Ce réalignement, bien qu’utile pour affermir son contrôle sur l’appareil d’État, a suscité des inquiétudes. Plusieurs nominations dans des postes stratégiques, en particulier dans le secteur judiciaire, ont été interprétées comme des mesures visant à consolider un pouvoir personnel. La gestion des institutions clés alimente ainsi les débats sur la frontière ténue entre renforcement des institutions et instrumentalisation politique.
Un climat politique sous haute tension
Les relations entre le président Tshisekedi et l’opposition se sont progressivement détériorées, créant un climat politique tendu. Des arrestations de certains acteurs politiques, des restrictions imposées à certaines manifestations publiques, ainsi que des accusations d’intimidation à l’encontre de journalistes ou d’activistes illustrent une situation préoccupante. Si le gouvernement justifie ces mesures comme nécessaires pour maintenir l’ordre, garantir la sécurité nationale et faire respecter les lois du pays, elles rappellent des tendances autoritaires observées dans d’autres régimes africains.
La société civile et l’église catholique, appellent à des mesures plus inclusives et à un dialogue apaisé pour désamorcer les tensions. Par ailleurs, les accusations d’intimidation contre des médias critiques, souvent orchestrées par des mouvements se réclamant proches du pouvoir, posent la question de l’indépendance et de la liberté de la presse en RDC.
Changement de la constitution : ambition ou péril ?
Un débat majeur sous le mandat de Félix Tshisekedi porte sur la possibilité d’une révision ou carrément d’un changement de la constitution en vigueur. Bien que cette réforme soit justifiée par certains comme une nécessité pour moderniser les institutions, d’autres y voient une manœuvre tendant à prolonger le mandat du président ou renforcer son contrôle sur l’appareil étatique.

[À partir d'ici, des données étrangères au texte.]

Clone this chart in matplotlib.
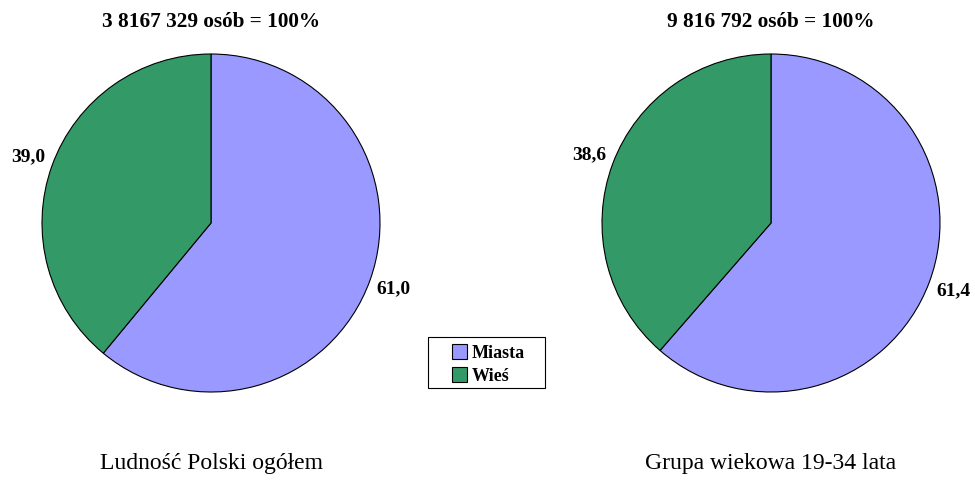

L’histoire africaine regorge d’exemples de révisions constitutionnelles controversées, souvent présentées comme des réformes techniques mais utilisées pour consolider le pouvoir du président en exercice. En Guinée, Alpha Condé a modifié la Constitution en 2020 pour briguer un troisième mandat, déclenchant une instabilité politique majeure. A ce jour, son pays est dirigé par une junte militaire. Au Congo-Brazzaville, Denis Sassou-Nguesso a suivi un schéma similaire en 2015, abolissant les limites d’âge et de mandat. En Ouganda, Yoweri Museveni s’est engagé sur la même voie, affaiblissant les institutions démocratiques du pays.
Ces exemples soulignent les risques liés à de telles réformes : elles peuvent se transformer en instruments de pérennisation autoritaire, au détriment des principes démocratiques fondamentaux.
Parallèles avec d’autres figures africaines
La trajectoire politique de Félix Tshisekedi n’est pas sans rappeler celle de plusieurs dirigeants africains ayant émergé de l’opposition pour adopter, une fois au pouvoir, des pratiques contraires à leurs engagements initiaux.
Laurent Gbagbo en Côte d’Ivoire
Devenu président en 2000 après des années d’opposition, son mandat a été marqué par des contestations croissantes. Son refus de céder le pouvoir en 2010 avait plongé le pays dans une crise majeure.
Alpha Condé en Guinée
Symbole de la démocratie à son élection en 2010, il a modifié la Constitution pour se maintenir au pouvoir en 2020, provoquant des manifestations massives réprimées violemment avant son renversement.
Robert Mugabe au Zimbabwe
Opposant et héros de l’indépendance devenu président en 1980, il a transformé son mandat en une longue gouvernance autoritaire, utilisant les amendements constitutionnels pour prolonger son règne jusqu’en 2017.
Ces trajectoires illustrent un schéma récurrent : une fois le pouvoir acquis, l’autoritarisme devient souvent un mécanisme de défense face aux critiques et aux pressions.
Entre espoirs et incertitudes
Avec des défis socio-économiques persistants, notamment une pauvreté endémique, un chômage élevé et des conflits armés dans l’est du pays, Félix Tshisekedi se trouve à un carrefour décisif. S’il souhaite inscrire son mandat dans l’histoire, il devra concilier stabilité politique, réformes structurelles et respect des libertés fondamentales. Le chef de l’État est donc à la croisée des chemins, surtout avec son projet de changement de la Constitution. Il devra bien manager afin de choisir la voie idéale qui garantirait la stabilité du pays.
La RDC, riche de ses ressources naturelles et dotée d’un poids géopolitique stratégique, peut devenir un modèle de démocratie et de développement pour toute l’Afrique. Mais cela nécessitera une gouvernance véritablement inclusive, transparente et ancrée dans des institutions fortes.
La tentation de prolonger le mandat
L’histoire politique de l’Afrique enseigne que la démocratisation est un processus fragile. Si des figures comme Nelson Mandela ont incarné une gouvernance exemplaire, d’autres ont cédé à la tentation de prolonger leur pouvoir. Les choix de Félix Tshisekedi au cours des prochaines années définiront non seulement l’avenir de son mandat, mais aussi l’héritage démocratique qu’il pourrait léguer à la RDC.